Tack on the several miles they often have to walk to get to and from school, and you have a considerable daily challenge for these students. Giving Soles Africa (GSA)was born in 2019 from that brief conversation with their parents, coupled with a strong desire to give back in a compassionate and practical way to their roots and community in Africa. Since the onset of the charity, GSA has donated over 1,500 pairs of shoes to children in Africa. According to their website, their mission is to provide underprivileged children with reliable footwear that supports and protects their feet as they walk to school each day.

“The responses that we received when we delivered the shoes were so kind and heartwarming that it reaffirmed why we do these donations in the first place,” said Zora.

Winsor participated in a shoe drive this past January and students were encouraged to bring in new or gently worn shoes. Denmark ran a similar drive at Roxbury Latin. They’ve been running shoe drives since 2019. Zora’s first GSA pitch was made to Lower School classmates, and she held her first shoe drive with Winsor in conjunction with the Fessenden School in 2019.

The sister and brother duo have visited Africa twice since beginning their registered charity, making trips to both South Africa and Ghana to hand deliver shoes to their partners, soaking up the kind of direct experience that will continue to propel their mission.

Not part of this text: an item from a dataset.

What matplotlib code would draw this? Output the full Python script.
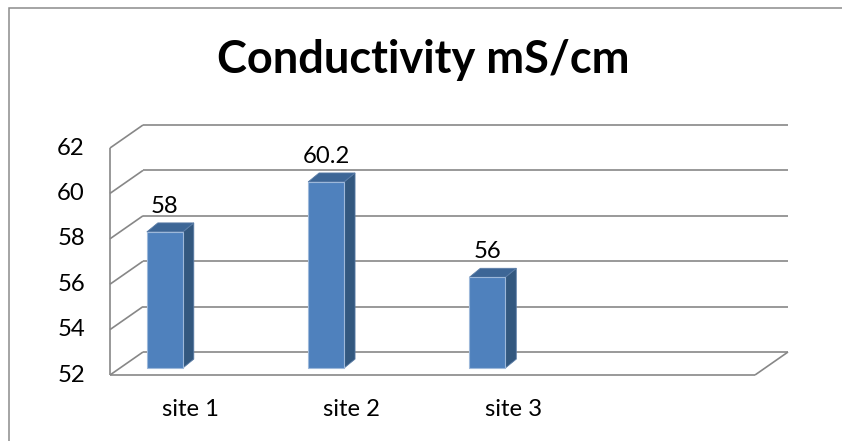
import matplotlib.pyplot as plt
from matplotlib.patches import Polygon, Rectangle

# chart data
sites = ['site 1', 'site 2', 'site 3']
conductivity = [58, 60.2, 56]
y_ticks = [52, 54, 56, 58, 60, 62]
n_slots = 4          # the category axis leaves room for one more site

# oblique 3-D look: pixel scales of the front plane and the depth offset
px_per_cat = 161.25
px_per_unit = 22.7
depth_px = (33, 23)          # full wall depth
bar_front = 0.30             # bar front face position in wall depth
bar_depth_px = (11, 9)       # how far the side/top faces reach back
bar_left = 0.167
bar_width = 0.223

W, H = 842, 441
x0_px, y0_px = 110, 375      # front-plane origin (category 0, value 52)

fig = plt.figure(figsize=(W / 100, H / 100), dpi=100)
ax = fig.add_axes([0, 0, 1, 1])
ax.set_xlim(-x0_px / px_per_cat, (W - x0_px) / px_per_cat)
ax.set_ylim(52 - (H - y0_px) / px_per_unit, 52 + y0_px / px_per_unit)
ax.axis('off')

ddx = depth_px[0] / px_per_cat
ddy = depth_px[1] / px_per_unit


def proj(x, v, d):
    """front-plane coords shifted back by depth d (0..1)"""
    return x + d * ddx, v + d * ddy


grid_kw = dict(color='#878787', lw=1.2, solid_capstyle='butt', zorder=1)
font_kw = dict(fontsize=17.2, fontfamily='Lato', color='black')

# back wall gridlines and left wall diagonals
for v in y_ticks:
    xa, ya = proj(0, v, 1)
    xb, yb = proj(n_slots, v, 1)
    ax.plot([xa, xb], [ya, yb], **grid_kw)
    ax.plot([0, xa], [v, ya], **grid_kw)

# left wall front edge and floor
ax.plot([0, 0], [y_ticks[0], y_ticks[-1]], **grid_kw)
ax.plot([0, n_slots], [52, 52], **grid_kw)
xr, yr = proj(n_slots, 52, 1)
ax.plot([n_slots, xr], [52, yr], **grid_kw)

# value axis labels
for v in y_ticks:
    ax.text(-25 / px_per_cat, v, str(v), ha='right', va='center', **font_kw)

# category labels
for i, s in enumerate(sites):
    ax.text(i + 0.5, 52 - 34 / px_per_unit, s, ha='center', va='center', **font_kw)

# bars
bdx = bar_depth_px[0] / px_per_cat
bdy = bar_depth_px[1] / px_per_unit
for i, val in enumerate(conductivity):
    xl, yb = proj(i + bar_left, 52, bar_front)
    xr_ = xl + bar_width
    yt = yb + (val - 52)
    front = [(xl, yb), (xr_, yb), (xr_, yt), (xl, yt)]
    side = [(xr_, yb), (xr_ + bdx, yb + bdy), (xr_ + bdx, yt + bdy), (xr_, yt)]
    top = [(xl, yt), (xr_, yt), (xr_ + bdx, yt + bdy), (xl + bdx, yt + bdy)]
    ax.add_patch(Polygon(side, closed=True, fc='#33587f', ec='#5a7ca6', lw=0.6, zorder=3))
    ax.add_patch(Polygon(top, closed=True, fc='#3d6696', ec='#5a7ca6', lw=0.6, zorder=3))
    ax.add_patch(Polygon(front, closed=True, fc='#4f81bd', ec='#9db8da', lw=0.8, zorder=4))
    ax.text(xl + bar_width / 2, yt + bdy + 10 / px_per_unit, f'{val:g}',
            ha='center', va='baseline', zorder=5, **font_kw)

fig.text(423 / W, 1 - 60 / H, 'Conductivity mS/cm', ha='center', va='center',
         fontsize=32.5, fontweight='bold', fontfamily='Lato')

# chart area border, running off the right and bottom edges
fig.patches.append(Rectangle((8.5 / W, -0.2), 1.2, 1.2 - 7.5 / H,
                             transform=fig.transFigure,
                             fill=False, ec='#8c8c8c', lw=1.1))

fig.savefig('out.png', dpi=100)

“When we were in South Africa, as soon as we arrived at our donation spot, there were tons of kids expecting us, even more than we thought would be there. We were told that we were going to be donating to about 150 kids, but we were greeted with over 250 kids. They were all so eager to talk to us and share their talents, and even had dance-offs with one another,” said Zora. “The vibe of the donation was less of a stuffy, carefully thought out event, and more of a day where anything could happen, and you had to think on your feet to accommodate whatever was thrown at you...The donations that we do are so much more than just handing shoes out and then leaving, they are opportunities to get to know the kids, learn more about local culture, and form a bond with the people to whom we are donating. In my opinion, that is the most important, heartwarming part of what we do.”
Zora and Denmark made their first trip to Africa during winter break in 2022 to Ghana, then traveled to South Africa the following year. They acknowledge some of the challenges they faced upon arrival to Ghana. “The infrastructure in Ghana is vastly different from the infrastructure in South Africa, as Ghana is still a very developing country compared to South Africa. Therefore, it was a bit hard to navigate the country and we had to rely on the tour company to drive us around,” said Zora. “Even though the accommodations were vastly different from what we were used to in the U.S., we enjoyed our stay in Ghana more than we did in South Africa. The wealth gap between White South Africans and Native South Africans was impactful, and it was very obvious when we were touring the country, leading to us feeling ‘survivor’s guilt.’ How can we live our lives so luxuriously while the majority of our people in this country are struggling so obviously to support themselves?”

The response to GSA has been tremendous both here and in Africa. Just this past November, they received their first big sponsorship with Marathon Sports, which donated 250 brand new shoes.

“Currently, our goal is to build Giving Soles Africa up and provide schoolchildren in Africa with as many shoes as we can while continuing to be efficient and intentional. This includes bolstering our current partnerships with our past partners while also looking into places like Kenya that have like-minded individuals who want to support underprivileged children as well,” said Denmark. “It is one of our biggest goals to expand to different African countries and support even more children, but first, we have to tighten up our current distributions as a grass-roots organization.”